[Begin Supplied information]

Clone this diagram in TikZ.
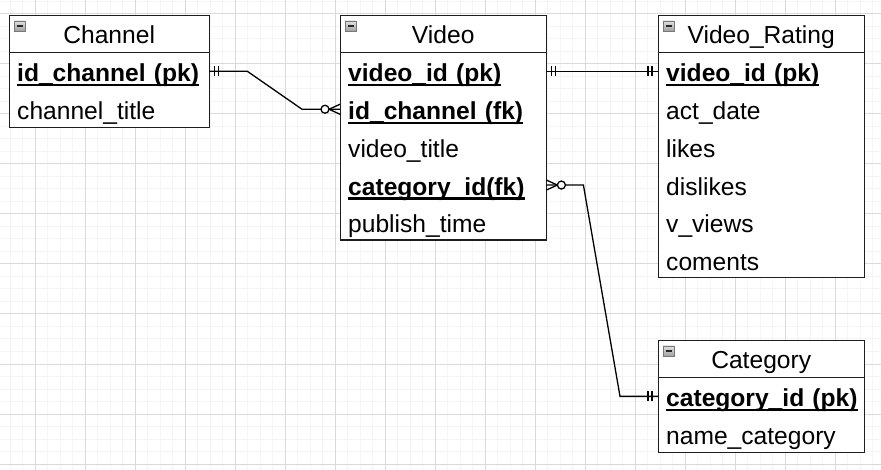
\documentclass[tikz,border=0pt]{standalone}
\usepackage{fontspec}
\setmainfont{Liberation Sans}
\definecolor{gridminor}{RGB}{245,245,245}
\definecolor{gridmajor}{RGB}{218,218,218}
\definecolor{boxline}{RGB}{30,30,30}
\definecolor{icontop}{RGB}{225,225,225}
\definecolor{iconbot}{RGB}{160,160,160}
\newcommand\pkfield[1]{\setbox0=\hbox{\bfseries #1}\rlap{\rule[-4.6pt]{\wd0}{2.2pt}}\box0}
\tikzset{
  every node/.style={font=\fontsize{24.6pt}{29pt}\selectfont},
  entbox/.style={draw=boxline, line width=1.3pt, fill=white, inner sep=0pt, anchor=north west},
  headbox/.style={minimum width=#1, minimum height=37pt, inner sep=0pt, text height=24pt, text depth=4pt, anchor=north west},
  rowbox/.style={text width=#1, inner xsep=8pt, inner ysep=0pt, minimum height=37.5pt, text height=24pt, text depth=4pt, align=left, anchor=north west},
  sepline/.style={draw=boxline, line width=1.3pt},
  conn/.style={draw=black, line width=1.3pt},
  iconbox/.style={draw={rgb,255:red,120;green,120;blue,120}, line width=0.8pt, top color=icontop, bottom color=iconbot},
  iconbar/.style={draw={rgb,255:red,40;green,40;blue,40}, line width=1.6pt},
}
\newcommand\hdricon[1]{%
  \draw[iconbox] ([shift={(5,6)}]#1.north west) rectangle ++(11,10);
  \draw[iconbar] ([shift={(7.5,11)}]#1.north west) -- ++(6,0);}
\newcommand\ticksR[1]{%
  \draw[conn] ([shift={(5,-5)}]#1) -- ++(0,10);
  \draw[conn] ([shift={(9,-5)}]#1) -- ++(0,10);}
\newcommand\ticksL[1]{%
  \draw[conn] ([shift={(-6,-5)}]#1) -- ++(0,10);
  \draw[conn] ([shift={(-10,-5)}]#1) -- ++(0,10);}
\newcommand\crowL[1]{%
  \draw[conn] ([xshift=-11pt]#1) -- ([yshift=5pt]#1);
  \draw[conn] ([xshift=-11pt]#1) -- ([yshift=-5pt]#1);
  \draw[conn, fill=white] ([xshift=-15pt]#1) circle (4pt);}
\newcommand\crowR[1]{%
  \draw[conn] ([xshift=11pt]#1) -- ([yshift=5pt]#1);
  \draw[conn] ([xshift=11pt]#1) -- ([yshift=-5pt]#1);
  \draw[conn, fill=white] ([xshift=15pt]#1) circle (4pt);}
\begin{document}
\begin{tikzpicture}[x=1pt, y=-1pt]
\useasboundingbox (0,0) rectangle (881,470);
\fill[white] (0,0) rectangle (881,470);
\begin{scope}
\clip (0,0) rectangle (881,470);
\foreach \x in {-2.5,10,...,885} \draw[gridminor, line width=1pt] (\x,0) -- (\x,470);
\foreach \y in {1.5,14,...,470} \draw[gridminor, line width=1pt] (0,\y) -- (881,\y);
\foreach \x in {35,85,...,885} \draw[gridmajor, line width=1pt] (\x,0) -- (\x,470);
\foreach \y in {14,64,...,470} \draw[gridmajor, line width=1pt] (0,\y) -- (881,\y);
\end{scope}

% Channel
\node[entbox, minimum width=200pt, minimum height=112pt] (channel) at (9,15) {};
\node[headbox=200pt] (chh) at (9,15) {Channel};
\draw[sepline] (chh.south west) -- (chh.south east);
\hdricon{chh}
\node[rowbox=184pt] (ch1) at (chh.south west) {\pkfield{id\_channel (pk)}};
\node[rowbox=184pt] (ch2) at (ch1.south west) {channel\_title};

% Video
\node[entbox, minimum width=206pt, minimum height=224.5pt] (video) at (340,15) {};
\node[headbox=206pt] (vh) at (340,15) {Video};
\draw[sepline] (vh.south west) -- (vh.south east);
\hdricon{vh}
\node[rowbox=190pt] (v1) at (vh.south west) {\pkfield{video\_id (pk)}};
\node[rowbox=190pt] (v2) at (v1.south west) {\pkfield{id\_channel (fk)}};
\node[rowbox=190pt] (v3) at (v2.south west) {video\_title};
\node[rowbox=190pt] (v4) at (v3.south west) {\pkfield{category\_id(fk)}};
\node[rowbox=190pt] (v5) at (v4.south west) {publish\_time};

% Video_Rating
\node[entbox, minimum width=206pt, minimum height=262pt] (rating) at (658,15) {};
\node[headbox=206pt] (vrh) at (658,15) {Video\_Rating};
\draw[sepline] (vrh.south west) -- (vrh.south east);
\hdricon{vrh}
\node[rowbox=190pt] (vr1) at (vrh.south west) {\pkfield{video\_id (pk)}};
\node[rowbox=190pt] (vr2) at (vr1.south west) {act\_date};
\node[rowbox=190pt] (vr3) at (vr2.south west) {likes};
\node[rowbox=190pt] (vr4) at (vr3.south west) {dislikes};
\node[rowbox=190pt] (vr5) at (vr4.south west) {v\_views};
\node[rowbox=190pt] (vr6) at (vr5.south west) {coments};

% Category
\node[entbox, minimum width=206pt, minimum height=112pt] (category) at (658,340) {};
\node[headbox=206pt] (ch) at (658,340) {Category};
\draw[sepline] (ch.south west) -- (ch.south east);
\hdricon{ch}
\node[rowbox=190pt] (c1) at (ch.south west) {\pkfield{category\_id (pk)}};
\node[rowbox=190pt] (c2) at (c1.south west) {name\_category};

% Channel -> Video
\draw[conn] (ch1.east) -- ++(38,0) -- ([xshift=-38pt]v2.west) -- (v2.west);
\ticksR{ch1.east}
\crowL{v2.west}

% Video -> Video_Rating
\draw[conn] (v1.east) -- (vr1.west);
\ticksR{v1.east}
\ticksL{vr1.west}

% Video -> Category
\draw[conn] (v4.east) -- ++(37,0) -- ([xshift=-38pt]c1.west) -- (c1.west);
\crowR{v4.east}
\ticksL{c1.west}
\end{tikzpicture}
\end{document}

[End Supplied information]

Problem:
Except for the pictures, reproduce every line exactly.

Complete answer:
Clone this diagram in TikZ.
\documentclass[tikz,border=0pt]{standalone}
\usepackage{fontspec}
\setmainfont{Liberation Sans}
\definecolor{gridminor}{RGB}{245,245,245}
\definecolor{gridmajor}{RGB}{218,218,218}
\definecolor{boxline}{RGB}{30,30,30}
\definecolor{icontop}{RGB}{225,225,225}
\definecolor{iconbot}{RGB}{160,160,160}
\newcommand\pkfield[1]{\setbox0=\hbox{\bfseries #1}\rlap{\rule[-4.6pt]{\wd0}{2.2pt}}\box0}
\tikzset{
  every node/.style={font=\fontsize{24.6pt}{29pt}\selectfont},
  entbox/.style={draw=boxline, line width=1.3pt, fill=white, inner sep=0pt, anchor=north west},
  headbox/.style={minimum width=#1, minimum height=37pt, inner sep=0pt, text height=24pt, text depth=4pt, anchor=north west},
  rowbox/.style={text width=#1, inner xsep=8pt, inner ysep=0pt, minimum height=37.5pt, text height=24pt, text depth=4pt, align=left, anchor=north west},
  sepline/.style={draw=boxline, line width=1.3pt},
  conn/.style={draw=black, line width=1.3pt},
  iconbox/.style={draw={rgb,255:red,120;green,120;blue,120}, line width=0.8pt, top color=icontop, bottom color=iconbot},
  iconbar/.style={draw={rgb,255:red,40;green,40;blue,40}, line width=1.6pt},
}
\newcommand\hdricon[1]{%
  \draw[iconbox] ([shift={(5,6)}]#1.north west) rectangle ++(11,10);
  \draw[iconbar] ([shift={(7.5,11)}]#1.north west) -- ++(6,0);}
\newcommand\ticksR[1]{%
  \draw[conn] ([shift={(5,-5)}]#1) -- ++(0,10);
  \draw[conn] ([shift={(9,-5)}]#1) -- ++(0,10);}
\newcommand\ticksL[1]{%
  \draw[conn] ([shift={(-6,-5)}]#1) -- ++(0,10);
  \draw[conn] ([shift={(-10,-5)}]#1) -- ++(0,10);}
\newcommand\crowL[1]{%
  \draw[conn] ([xshift=-11pt]#1) -- ([yshift=5pt]#1);
  \draw[conn] ([xshift=-11pt]#1) -- ([yshift=-5pt]#1);
  \draw[conn, fill=white] ([xshift=-15pt]#1) circle (4pt);}
\newcommand\crowR[1]{%
  \draw[conn] ([xshift=11pt]#1) -- ([yshift=5pt]#1);
  \draw[conn] ([xshift=11pt]#1) -- ([yshift=-5pt]#1);
  \draw[conn, fill=white] ([xshift=15pt]#1) circle (4pt);}
\begin{document}
\begin{tikzpicture}[x=1pt, y=-1pt]
\useasboundingbox (0,0) rectangle (881,470);
\fill[white] (0,0) rectangle (881,470);
\begin{scope}
\clip (0,0) rectangle (881,470);
\foreach \x in {-2.5,10,...,885} \draw[gridminor, line width=1pt] (\x,0) -- (\x,470);
\foreach \y in {1.5,14,...,470} \draw[gridminor, line width=1pt] (0,\y) -- (881,\y);
\foreach \x in {35,85,...,885} \draw[gridmajor, line width=1pt] (\x,0) -- (\x,470);
\foreach \y in {14,64,...,470} \draw[gridmajor, line width=1pt] (0,\y) -- (881,\y);
\end{scope}

% Channel
\node[entbox, minimum width=200pt, minimum height=112pt] (channel) at (9,15) {};
\node[headbox=200pt] (chh) at (9,15) {Channel};
\draw[sepline] (chh.south west) -- (chh.south east);
\hdricon{chh}
\node[rowbox=184pt] (ch1) at (chh.south west) {\pkfield{id\_channel (pk)}};
\node[rowbox=184pt] (ch2) at (ch1.south west) {channel\_title};

% Video
\node[entbox, minimum width=206pt, minimum height=224.5pt] (video) at (340,15) {};
\node[headbox=206pt] (vh) at (340,15) {Video};
\draw[sepline] (vh.south west) -- (vh.south east);
\hdricon{vh}
\node[rowbox=190pt] (v1) at (vh.south west) {\pkfield{video\_id (pk)}};
\node[rowbox=190pt] (v2) at (v1.south west) {\pkfield{id\_channel (fk)}};
\node[rowbox=190pt] (v3) at (v2.south west) {video\_title};
\node[rowbox=190pt] (v4) at (v3.south west) {\pkfield{category\_id(fk)}};
\node[rowbox=190pt] (v5) at (v4.south west) {publish\_time};

% Video_Rating
\node[entbox, minimum width=206pt, minimum height=262pt] (rating) at (658,15) {};
\node[headbox=206pt] (vrh) at (658,15) {Video\_Rating};
\draw[sepline] (vrh.south west) -- (vrh.south east);
\hdricon{vrh}
\node[rowbox=190pt] (vr1) at (vrh.south west) {\pkfield{video\_id (pk)}};
\node[rowbox=190pt] (vr2) at (vr1.south west) {act\_date};
\node[rowbox=190pt] (vr3) at (vr2.south west) {likes};
\node[rowbox=190pt] (vr4) at (vr3.south west) {dislikes};
\node[rowbox=190pt] (vr5) at (vr4.south west) {v\_views};
\node[rowbox=190pt] (vr6) at (vr5.south west) {coments};

% Category
\node[entbox, minimum width=206pt, minimum height=112pt] (category) at (658,340) {};
\node[headbox=206pt] (ch) at (658,340) {Category};
\draw[sepline] (ch.south west) -- (ch.south east);
\hdricon{ch}
\node[rowbox=190pt] (c1) at (ch.south west) {\pkfield{category\_id (pk)}};
\node[rowbox=190pt] (c2) at (c1.south west) {name\_category};

% Channel -> Video
\draw[conn] (ch1.east) -- ++(38,0) -- ([xshift=-38pt]v2.west) -- (v2.west);
\ticksR{ch1.east}
\crowL{v2.west}

% Video -> Video_Rating
\draw[conn] (v1.east) -- (vr1.west);
\ticksR{v1.east}
\ticksL{vr1.west}

% Video -> Category
\draw[conn] (v4.east) -- ++(37,0) -- ([xshift=-38pt]c1.west) -- (c1.west);
\crowR{v4.east}
\ticksL{c1.west}
\end{tikzpicture}
\end{document}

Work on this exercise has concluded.